ATLANTA -- Mississippi is scrambling to impose last-minute spending cuts of almost $35 million -- or about 2% of its $2 billion budget -- to close fiscal year 1991 in the black, the state's finance director said yesterday.
With revenues from some taxes sagging, the cuts are necessary for the state to avoid ending the fiscal year on Sunday with a general fund deficit, said Edward Ranck, executive director of the department of finance and administration. Mr. Ranck estimated that by June 30 the state will have accumulated a revenue deficit of about $105 million.
Gov. Ray Mabus has already cut about $60 million in spending and drawn down the state's $16 million rainy-day fund to cover the revenue shortfall.
Most of the cuts will come from funds earmarked for education, the state official said, with $29.5 million of spending for school programs to be deferred until fiscal 1992.
The remaining savings will come from departments that have already informally cut spending by about $6 million and will now have their budgets officially capped to free up funds, he said.
"There is absolutely no doubt we will balance our budget, but there will be no margin for error," he said. "I will stop processing checks if I have to."
The state's revenue shortfall is the result of disappointing collections of sales and corporate income taxes, Mr. Ranck said.

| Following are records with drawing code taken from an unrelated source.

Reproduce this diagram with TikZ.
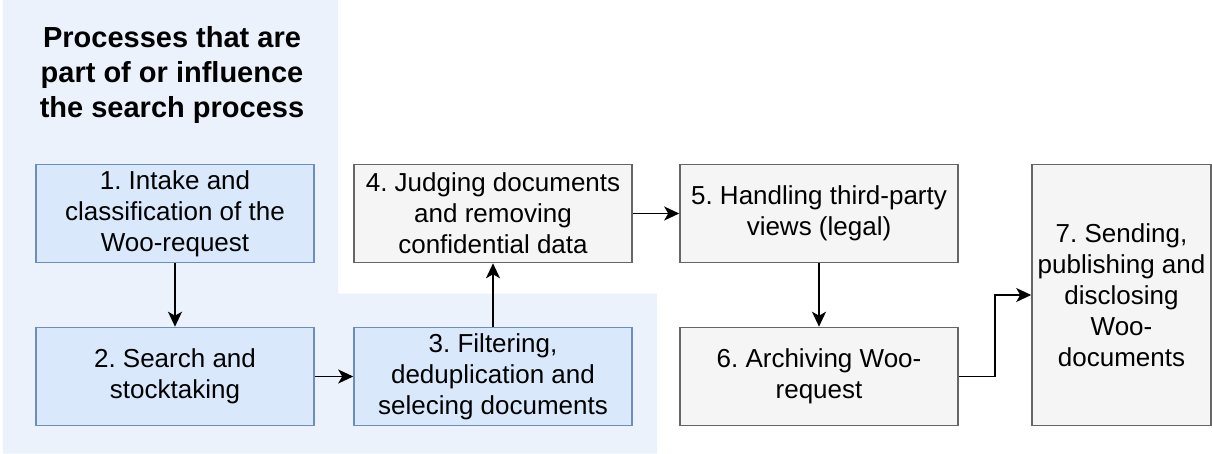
\documentclass[tikz,border=0pt]{standalone}
\usepackage{fontspec}
\setmainfont{Liberation Sans}
\usetikzlibrary{arrows.meta,calc}
\frenchspacing

\definecolor{bluefill}{HTML}{DAE8FC}
\definecolor{blueline}{HTML}{6C8EBF}
\definecolor{grayfill}{HTML}{F5F5F5}
\definecolor{grayline}{HTML}{666666}
\definecolor{panelfill}{HTML}{EBF2FC}

\tikzset{
  procbox/.style={draw, line width=1.6pt, align=center, inner sep=0pt,
    minimum width=278pt, minimum height=98pt,
    font=\fontsize{26}{31}\selectfont},
  searchbox/.style={procbox, fill=bluefill, draw=blueline},
  otherbox/.style={procbox, fill=grayfill, draw=grayline},
  flow/.style={line width=1.6pt, black,
    -{Stealth[length=15pt, width=14pt, inset=4pt]}}
}

\begin{document}
\begin{tikzpicture}[x=1pt, y=-1pt]
  \useasboundingbox (0,0) rectangle (1212,454);

  % area of the processes that belong to the search
  \fill[panelfill] (3,0) -- (338,0) -- (338,293.5) -- (657,293.5)
    -- (657,453.5) -- (3,453.5) -- cycle;

  \node[align=center, font=\bfseries\fontsize{29}{35}\selectfont] (title)
    at (172,75) {Processes that are\\part of or influence\\the search process};

  % process steps
  \node[searchbox] (b1) at (175,213.5) {1. Intake and\\classification of the\\Woo-request};
  \node[searchbox] (b2) at (175,376.5) {2. Search and\\stocktaking};
  \node[searchbox] (b3) at (493,376.5) {3. Filtering,\\deduplication and\\selecing documents};
  \node[otherbox]  (b4) at (493,213.5) {4. Judging documents\\and removing\\confidential data};
  \node[otherbox]  (b5) at (819,213.5) {5. Handling third-party\\views (legal)};
  \node[otherbox]  (b6) at (819,376.5) {6. Archiving Woo-\\request};
  \node[otherbox, minimum width=179pt, minimum height=261pt] (b7) at (1121.5,295)
    {7. Sending,\\publishing and\\disclosing\\Woo-\\documents};

  % connectors
  \draw[flow] (b1) -- (b2);
  \draw[flow] (b2) -- (b3);
  \draw[flow] (b3) -- (b4);
  \draw[flow] (b4) -- (b5);
  \draw[flow] (b5) -- (b6);
  \coordinate (mid67) at ($(b6.east)!0.5!(b7.west)$);
  \draw[flow] (b6.east) -- (b6.east -| mid67) -- (mid67 |- b7.west) -- (b7.west);
\end{tikzpicture}
\end{document}
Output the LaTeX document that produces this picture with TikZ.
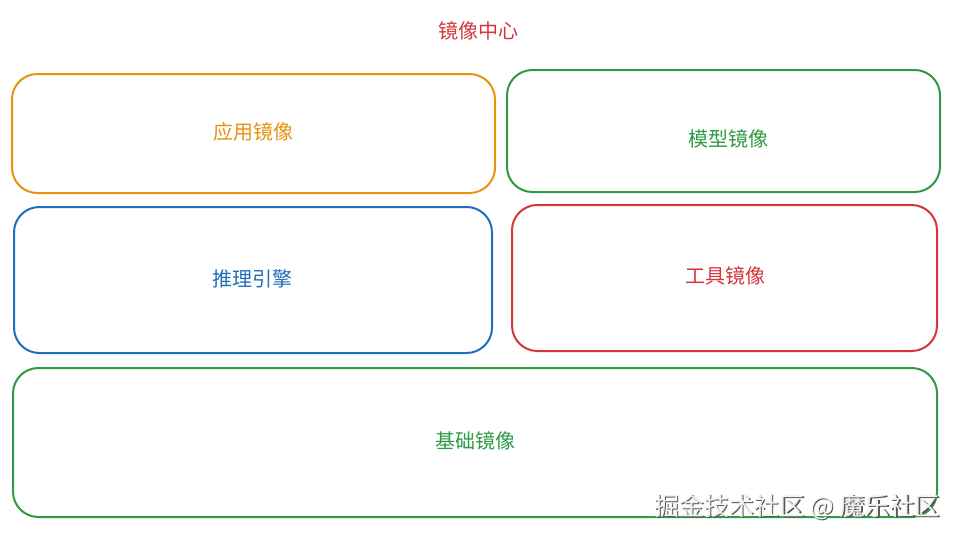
\documentclass[tikz,border=0pt]{standalone}
\usepackage{fontspec}
\setmainfont{Noto Sans CJK SC}
\definecolor{corange}{HTML}{E8920E}
\definecolor{cgreen}{HTML}{2E9A44}
\definecolor{cblue}{HTML}{1E6FBE}
\definecolor{cred}{HTML}{D4363A}
\definecolor{wmfill}{HTML}{F2F2F2}
\definecolor{wmshadow}{HTML}{555555}
\begin{document}
\begin{tikzpicture}[x=0.75pt,y=-0.75pt,
  box/.style={draw=#1,line width=1.5pt,rounded corners=19pt,inner sep=0pt},
  lbl/.style={text=#1,font=\fontsize{15pt}{18pt}\selectfont,inner sep=0pt},
  wm/.style={font=\fontsize{18.8pt}{22pt}\selectfont,inner sep=0pt}]
\useasboundingbox[fill=white] (0,0) rectangle (957,539);
\node[lbl=cred] (title) at (478,31) {镜像中心};
\node[box=corange,minimum width=483*0.75pt,minimum height=119*0.75pt] (app) at (253.5,133.5) {};
\node[lbl=corange] (applbl) at (253,132) {应用镜像};
\node[box=cgreen,minimum width=433*0.75pt,minimum height=122*0.75pt] (model) at (723.5,131) {};
\node[lbl=cgreen] (modellbl) at (728,139) {模型镜像};
\node[box=cblue,minimum width=478*0.75pt,minimum height=146*0.75pt] (infer) at (253,280) {};
\node[lbl=cblue] (inferlbl) at (252,279) {推理引擎};
\node[box=cred,minimum width=425*0.75pt,minimum height=146*0.75pt] (tool) at (724.5,278) {};
\node[lbl=cred] (toollbl) at (725,276) {工具镜像};
\node[box=cgreen,minimum width=924*0.75pt,minimum height=149*0.75pt] (base) at (475,442.5) {};
\node[lbl=cgreen] (baselbl) at (475,441) {基础镜像};
\node[wm,text=wmshadow] (wmshadow) at (798.5,508.5) {掘金技术社区 @ 魔乐社区};
\node[wm,text=wmfill] (wmtext) at (797,507) {掘金技术社区 @ 魔乐社区};
\end{tikzpicture}
\end{document}
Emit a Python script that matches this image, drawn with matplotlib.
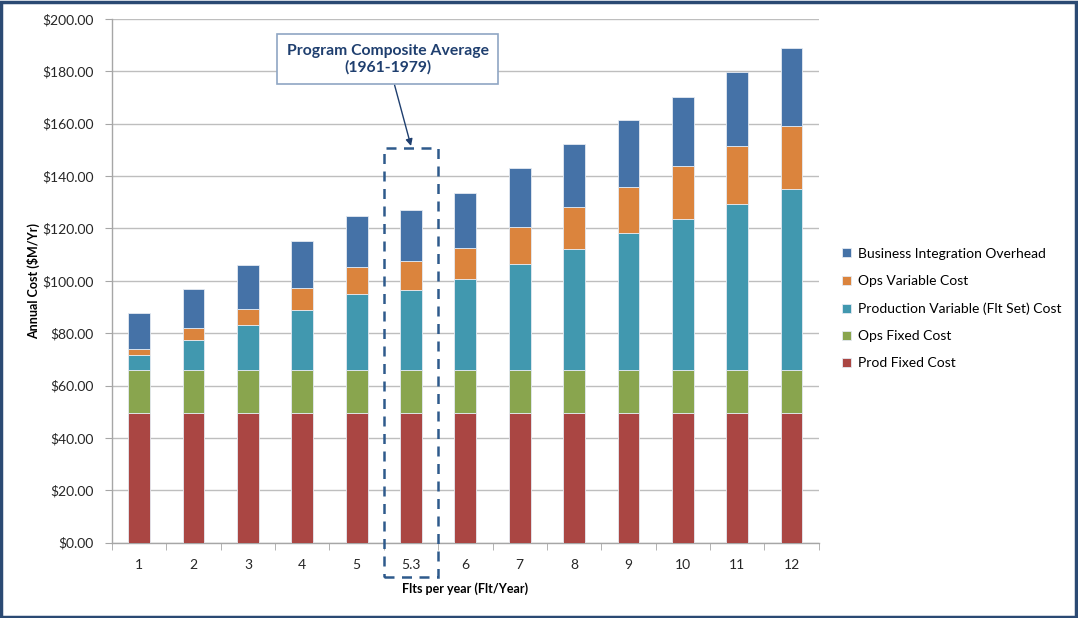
import numpy as np
import matplotlib.pyplot as plt
from matplotlib.patches import Rectangle
from matplotlib.ticker import FuncFormatter

plt.rcParams['font.family'] = ['Lato', 'DejaVu Sans']

# Flights per year categories (5.3 is the program composite average)
flts = ['1', '2', '3', '4', '5', '5.3', '6', '7', '8', '9', '10', '11', '12']

# Annual cost components, $M/Yr
prod_fixed = [49.4] * 13
ops_fixed = [16.6] * 13
prod_var = [5.6, 11.5, 17.1, 22.8, 29.0, 30.4, 34.8, 40.6, 46.2, 52.1, 57.7, 63.5, 69.2]
ops_var = [2.4, 4.4, 6.2, 8.4, 10.1, 11.0, 11.8, 14.0, 16.1, 17.9, 20.2, 22.0, 24.1]
bus_int = [13.7, 14.9, 16.8, 18.1, 19.5, 19.6, 21.1, 22.5, 23.9, 25.5, 26.4, 28.1, 29.5]

series = [
    ('Prod Fixed Cost', prod_fixed, '#AA4643'),
    ('Ops Fixed Cost', ops_fixed, '#89A54E'),
    ('Production Variable (Flt Set) Cost', prod_var, '#4198AF'),
    ('Ops Variable Cost', ops_var, '#DB843D'),
    ('Business Integration Overhead', bus_int, '#4572A7'),
]

fig = plt.figure(figsize=(10.78, 6.18), dpi=100)
ax = fig.add_axes([0.1039, 0.1218, 0.6556, 0.8475])

x = np.arange(len(flts))
bottom = np.zeros(len(flts))
bars = []
for name, vals, col in series:
    b = ax.bar(x, vals, 0.40, bottom=bottom, color=col, edgecolor='#E4EAF2',
               linewidth=0.6, label=name, zorder=3)
    bars.append(b)
    bottom += np.array(vals)

ax.set_xlim(-0.5, len(flts) - 0.5)
ax.set_ylim(0, 200)
ax.set_yticks(np.arange(0, 201, 20))
ax.yaxis.set_major_formatter(FuncFormatter(lambda v, p: '${:.2f}'.format(v)))
ax.yaxis.grid(True, color='#BEBEBE', linewidth=1.0, zorder=0)
ax.set_axisbelow(True)

ax.set_xticks(x)
ax.set_xticklabels(flts)
ax.set_xticks(np.arange(-0.5, len(flts), 1), minor=True)
ax.tick_params(axis='x', which='major', length=0, pad=12, labelsize=10, colors='#262626')
ax.tick_params(axis='x', which='minor', length=5, color='#A6A6A6', direction='out')
ax.tick_params(axis='y', length=5, color='#A6A6A6', labelsize=10, labelcolor='#262626', pad=8)

for s in ['top', 'right']:
    ax.spines[s].set_visible(False)
for s in ['left', 'bottom']:
    ax.spines[s].set_color('#A6A6A6')
    ax.spines[s].set_linewidth(1.0)

ax.set_ylabel('Annual Cost ($M/Yr)', fontsize=9, fontweight='bold', labelpad=2)
ax.set_xlabel('Flts per year (Flt/Year)', fontsize=9, fontweight='bold', labelpad=8)

# dashed outline around the composite average column
avg_idx = flts.index('5.3')
ax.add_patch(Rectangle((avg_idx - 0.5, -13.1), 1.0, 150.8 + 13.1, fill=False,
                       edgecolor='#2E5A8C', linestyle=(0, (4, 3)), linewidth=1.8,
                       clip_on=False, zorder=5))

ax.annotate('Program Composite Average\n(1961-1979)', xy=(avg_idx, 151.5),
            xytext=(avg_idx - 0.43, 184.6), ha='center', va='center',
            fontsize=11.3, fontweight='bold', color='#1F3F6F', linespacing=1.25,
            bbox=dict(boxstyle='square,pad=0.6', fc='white', ec='#8FA6C4', lw=1.2),
            arrowprops=dict(arrowstyle='-|>', color='#1F3F6F', lw=1.0,
                            mutation_scale=10, shrinkA=0, shrinkB=0),
            zorder=6)

handles = bars[::-1]
labels = [s[0] for s in series][::-1]
fig.legend(handles, labels, loc='upper left', bbox_to_anchor=(0.776, 0.608),
           frameon=False, fontsize=10, handlelength=0.62, handleheight=0.62,
           handletextpad=0.5, labelspacing=1.1, borderaxespad=0)

# outer frame of the chart area
fig.patches.append(Rectangle((0.001, 0.002), 0.997, 0.995, transform=fig.transFigure,
                             fill=False, edgecolor='#2B4A73', linewidth=2.5))

fig.savefig('out.png', dpi=100)
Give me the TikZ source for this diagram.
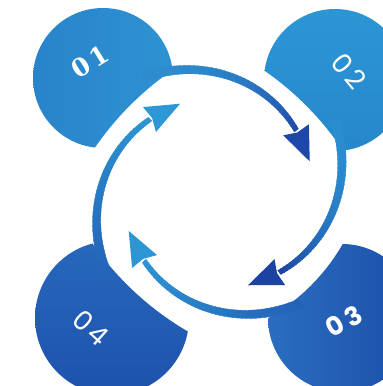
\documentclass[tikz,border=0pt]{standalone}
\usepackage{fontspec}
\usetikzlibrary{calc}
\newfontfamily\slabfont{DejaVu Serif}
\newfontfamily\geofont{Poppins}
\definecolor{aStart}{RGB}{45,140,206}
\definecolor{aEnd}{RGB}{30,72,168}
\definecolor{bStart}{RGB}{42,141,206}
\definecolor{bEnd}{RGB}{28,66,162}
\definecolor{cStart}{RGB}{36,98,182}
\definecolor{cEnd}{RGB}{44,150,212}
\definecolor{dStart}{RGB}{36,100,184}
\definecolor{dEnd}{RGB}{44,152,213}
\definecolor{oneL}{RGB}{40,132,202}
\definecolor{oneR}{RGB}{46,146,210}
\definecolor{twoT}{RGB}{44,150,213}
\definecolor{twoB}{RGB}{38,135,203}
\definecolor{threeL}{RGB}{42,110,192}
\definecolor{threeR}{RGB}{28,78,168}
\definecolor{fourT}{RGB}{38,104,188}
\definecolor{fourB}{RGB}{30,82,172}

\def\cx{218}
\def\cy{193}

% #1 name, #2 x, #3 y, #4 radius, #5 cut direction, #6 cut distance, #7 cut radius, #8 shading
\newcommand\bluedisc[8]{%
  \coordinate (#1) at (#2,#3);
  \shade[#8] (#1) circle[radius=#4];
  \begin{scope}
    \clip (#1) circle[radius=#4+0.6];
    \fill[white] ({\cx-(#7-#6)*cos(#5)},{\cy+(#7-#6)*sin(#5)}) circle[radius=#7];
  \end{scope}
}

% #1 name, #2 start angle, #3 start colour, #4 end colour, #5 gradient exponent
\newcommand\spiralarrow[5]{%
  \foreach \i in {0,...,41}{%
    \pgfmathsetmacro\ta{-12+2*\i}%
    \pgfmathsetmacro\tb{\ta+2.4}%
    \pgfmathtruncatemacro\pc{min(100,100*pow(max((\ta+12)/84,0.001),#5))}%
    \fill[#4!\pc!#3, draw=#4!\pc!#3, line width=0.25pt]
      ({\cx+(rr(\ta)+ww(\ta)/2)*cos(#2-\ta)},{\cy-(rr(\ta)+ww(\ta)/2)*sin(#2-\ta)})
      -- ({\cx+(rr(\tb)+ww(\tb)/2)*cos(#2-\tb)},{\cy-(rr(\tb)+ww(\tb)/2)*sin(#2-\tb)})
      -- ({\cx+(rr(\tb)-ww(\tb)/2)*cos(#2-\tb)},{\cy-(rr(\tb)-ww(\tb)/2)*sin(#2-\tb)})
      -- ({\cx+(rr(\ta)-ww(\ta)/2)*cos(#2-\ta)},{\cy-(rr(\ta)-ww(\ta)/2)*sin(#2-\ta)}) -- cycle;
  }
  \coordinate (#1base) at ({\cx+rr(72)*cos(#2-72)},{\cy-rr(72)*sin(#2-72)});
  \coordinate (#1tip) at ({\cx+97*cos(#2-92)},{\cy-97*sin(#2-92)});
  \fill[#4] (#1tip) -- ($(#1base)!14pt!90:(#1tip)$) -- ($(#1base)!3pt!(#1tip)$)
     -- ($(#1base)!14pt!-90:(#1tip)$) -- cycle;
}

\begin{document}
\begin{tikzpicture}[x=1pt,y=-1pt,
  declare function={
    rr(\t)=97+34*pow(max(1-\t/92,0.001),1.5);
    ww(\t)=9-5*\t/92;
  },
  lbl/.style={text=white, inner sep=0pt, font=\geofont\fontsize{27}{27}\selectfont}]
\useasboundingbox (0,0) rectangle (383,386);
\fill[white] (0,0) rectangle (383,386);

\bluedisc{c1}{103}{78}{70}{135}{124}{300}{left color=oneL, right color=oneR}
\bluedisc{c2}{335}{80}{71}{45}{124}{300}{top color=twoT, bottom color=twoB}
\bluedisc{c3}{342}{318}{74}{-45}{131}{200}{left color=threeL, right color=threeR}
\bluedisc{c4}{112}{318}{77}{-135}{129}{300}{top color=fourT, bottom color=fourB}

\spiralarrow{a}{111}{aStart}{aEnd}{2}
\spiralarrow{b}{20}{bStart}{bEnd}{2}
\spiralarrow{c}{-65}{cStart}{cEnd}{1}
\spiralarrow{d}{-155}{dStart}{dEnd}{1}

\node[lbl, font=\slabfont\bfseries\fontsize{25}{25}\selectfont, rotate=32] (n1) at (90,62) {0\kern3pt1};
\node[lbl, rotate=-50] (n2) at (349,71) {0\kern4pt2};
\node[lbl, font=\geofont\bfseries\fontsize{26}{26}\selectfont, rotate=30] (n3) at (344,321) {0\kern4pt3};
\node[lbl, rotate=-42] (n4) at (91,328) {0\kern4pt4};
\end{tikzpicture}
\end{document}
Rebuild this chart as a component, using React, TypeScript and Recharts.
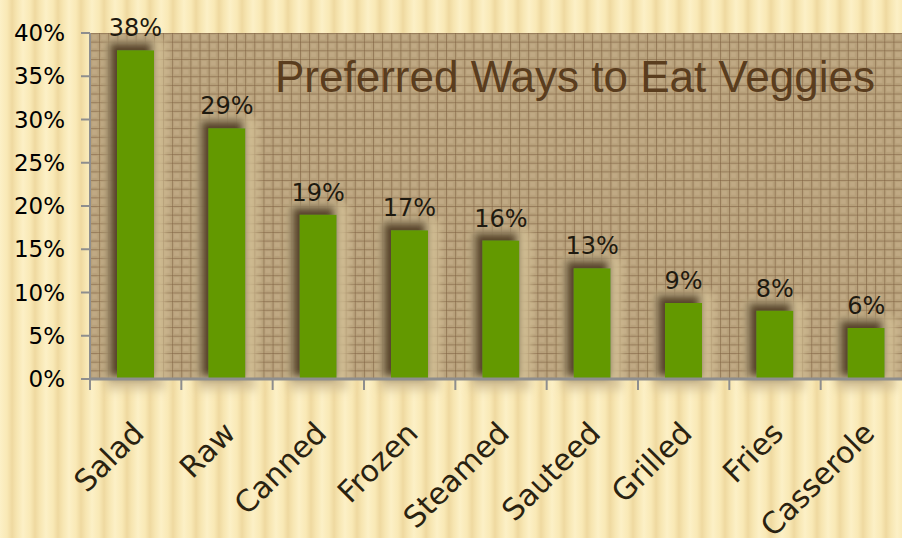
import { Bar, BarChart, CartesianGrid, LabelList, XAxis, YAxis } from "recharts";

const categories = ["Salad", "Raw", "Canned", "Frozen", "Steamed", "Sauteed", "Grilled", "Fries", "Casserole"];
const shares = [38, 29, 19, 17.2, 16, 12.8, 8.8, 7.9, 5.9];
const yTicks = [0, 5, 10, 15, 20, 25, 30, 35, 40];
const title = "Preferred Ways to Eat Veggies";

const data = categories.map((name, i) => ({ name, share: shares[i] }));

const FONT = "'DejaVu Sans', Verdana, sans-serif";
const TITLE_FONT = "'Liberation Sans', Arial, sans-serif";
const AXIS_GRAY = "#8e8e8e";

function CategoryTick(props: any) {
  const { x, y, payload } = props;
  const half = payload?.offset ?? 45.65;
  const tx = x + 10;
  const ty = y + 56;
  return (
    <g>
      <line x1={x - half} x2={x - half} y1={y} y2={y + 11} stroke={AXIS_GRAY} strokeWidth={2} />
      <text
        x={tx}
        y={ty}
        transform={`rotate(-45, ${tx}, ${ty})`}
        textAnchor="end"
        fontFamily={FONT}
        fontSize={30}
        fill="#2a2210"
      >
        {payload.value}
      </text>
    </g>
  );
}

export default function App() {
  return (
    <div
      style={{
        position: "fixed",
        left: 0,
        top: 0,
        width: 902,
        height: 538,
        overflow: "hidden",
        background:
          "repeating-linear-gradient(90deg, #fcf0c6 0px, #f9e9b6 7px, #efd9a0 12px, #f7e6b2 17px, #fcf0c6 23px)",
      }}
    >
      <BarChart width={912} height={538} data={data} margin={{ top: 33, right: 0, left: 0, bottom: 0 }} barSize={37}>
        <defs>
          <pattern id="paper" patternUnits="userSpaceOnUse" x={90} y={33} width={9.13} height={8.65}>
            <rect width={9.13} height={8.65} fill="#b7a07a" />
            <rect x={2} y={2} width={5} height={4.6} fill="#c6b18c" opacity={0.55} />
            <path d="M0 0 H9.13 M0 0 V8.65" stroke="#7a5b3b" strokeWidth={1} fill="none" />
          </pattern>
          <filter id="glow" x="-80%" y="-40%" width="260%" height="180%">
            <feMorphology in="SourceAlpha" operator="dilate" radius={11} result="wide" />
            <feGaussianBlur in="wide" stdDeviation={5} result="wideBlur" />
            <feFlood floodColor="#d6c398" floodOpacity={0.9} />
            <feComposite in2="wideBlur" operator="in" result="halo" />
            <feOffset in="SourceAlpha" dx={-5} dy={-5} result="shifted" />
            <feMorphology in="shifted" operator="dilate" radius={4} result="shiftWide" />
            <feGaussianBlur in="shiftWide" stdDeviation={4} result="shadowBlur" />
            <feFlood floodColor="#4a3214" floodOpacity={0.95} />
            <feComposite in2="shadowBlur" operator="in" result="shadow" />
            <feMerge>
              <feMergeNode in="halo" />
              <feMergeNode in="shadow" />
              <feMergeNode in="SourceGraphic" />
            </feMerge>
          </filter>
        </defs>
        <CartesianGrid horizontal={false} vertical={false} fill="url(#paper)" fillOpacity={1} />
        <XAxis
          dataKey="name"
          interval={0}
          height={159}
          tickSize={0}
          tickMargin={0}
          tickLine={false}
          axisLine={{ stroke: AXIS_GRAY, strokeWidth: 3 }}
          tick={<CategoryTick />}
        />
        <YAxis
          domain={[0, 40]}
          ticks={yTicks}
          interval={0}
          width={90}
          tickSize={9}
          tickMargin={16}
          tickFormatter={(v: number) => `${v}%`}
          tick={{ fontFamily: FONT, fontSize: 23, fill: "#000" }}
          tickLine={{ stroke: AXIS_GRAY, strokeWidth: 2 }}
          axisLine={{ stroke: AXIS_GRAY, strokeWidth: 2 }}
        />
        <Bar dataKey="share" fill="#639900" filter="url(#glow)" isAnimationActive={false}>
          <LabelList
            dataKey="share"
            position="top"
            offset={14}
            formatter={(v: any) => `${Math.round(Number(v))}%`}
            style={{ fontFamily: FONT, fontSize: 24, fill: "#1e1a10" }}
          />
        </Bar>
      </BarChart>
      <svg width={902} height={538} style={{ position: "absolute", left: 0, top: 0, pointerEvents: "none" }}>
        <text x={275} y={92} fontFamily={TITLE_FONT} fontSize={44} fill="#5a3d1e">
          {title}
        </text>
      </svg>
    </div>
  );
}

But individuals' income tax collections, he noted, have held fairly strong. "I think what really happened is that we finally talked ourselves into a recession this spring," he said.
This month's shortfall will total about $12 million, on top of an approximately $94 million revenue gap calculated at the end of May, Mississippi's finance director said.
Mr. Ranck said that the state's $16 million rainy-day fund will not be replenished at the beginning of fiscal 1992. "That will have to wait until we begin a fiscal year with a cash surplus," he said.
However, the state's working cash fund of $38.6 million, which had also been drawn down, will be replenished this week, he said.
The state official said that he does not expect Mississippi to have a revenue shortfall in fiscal 1992. "We have taken very conservative growth assumptions for the next year, and I think the economy in the state is finally beginning to pick up, particularly in corporate income tax collections," he said.
But the budget for fiscal 1992, which is $18 million below the $2.02 billion budgeted for the current fiscal year, will mean some painful cuts, particularly in education.
Earlier this year, state legislators rejected any new taxes for fiscal 1992. In March, the state's House of Representatives overwhelmingly defeated a bill that would have raised $200 million in fiscal 1992 through a one-cent increase in the state's six-cent sales taxes. The House's 97-to-27 vote rejection followed Senate approval of a smaller revenue bill that would have raised $114 million.
Mr. Ranck said the only bond program the state plans in the near future is a $20 million to $30 million lease-purchase financing planned for sometime this fall. Proceeds will be used for equipment and building programs.
Mississippi's general obligation debt is rated Aa by Moody's Investors Service and AA-minus by Standard & Poor's Corp. The state currently has about $466.3 million of general obligation debt outstanding.